Doppelte Standards

Kolumne in: Schwäbisches Tagblatt, Nr. 73 / Freitag, den 28. März 2008

von Tobias Pflüger, Europa-Abgeordneter der Linken

Die Woche vor Ostern schickte das Europäische Parlament die offizielle Delegation für die Golf-Staaten, deren stellvertretender Vorsitzender ich bin, nach Katar und Oman. Ziel der Reise waren Gespräche mit Parlamentariern und anderen offiziellen Stellen.

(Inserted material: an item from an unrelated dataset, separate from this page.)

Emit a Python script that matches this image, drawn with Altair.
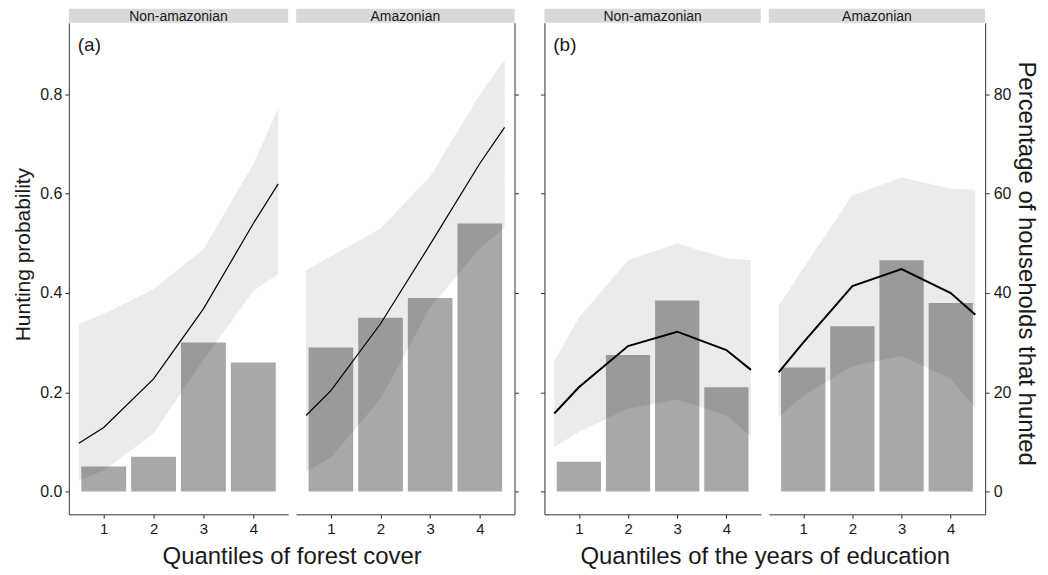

In Katar haben wir auch den Fernsehsender Al Jazeera besucht. Al Jazeera hat inzwischen einen arabisch-und einen englischsprachigen Nachrichtensender sowie viel besuchte arabische und englische Nachrichten-Internetseiten.
Der Direktor für Internationale Politik berichtete, dass die englischsprachigen Angebote immer, wenn Krieg ist, weltweit besonders stark nachgefragt werden. Offensichtlich nutzen auch immer mehr Menschen im Westen Al Jazeera als Alternativangebot, weil der Sender direkter von den Kriegen berichtet. Doch die Al- Jazeera-Korrespondenten im Irak sind inzwischen ausgewiesen worden.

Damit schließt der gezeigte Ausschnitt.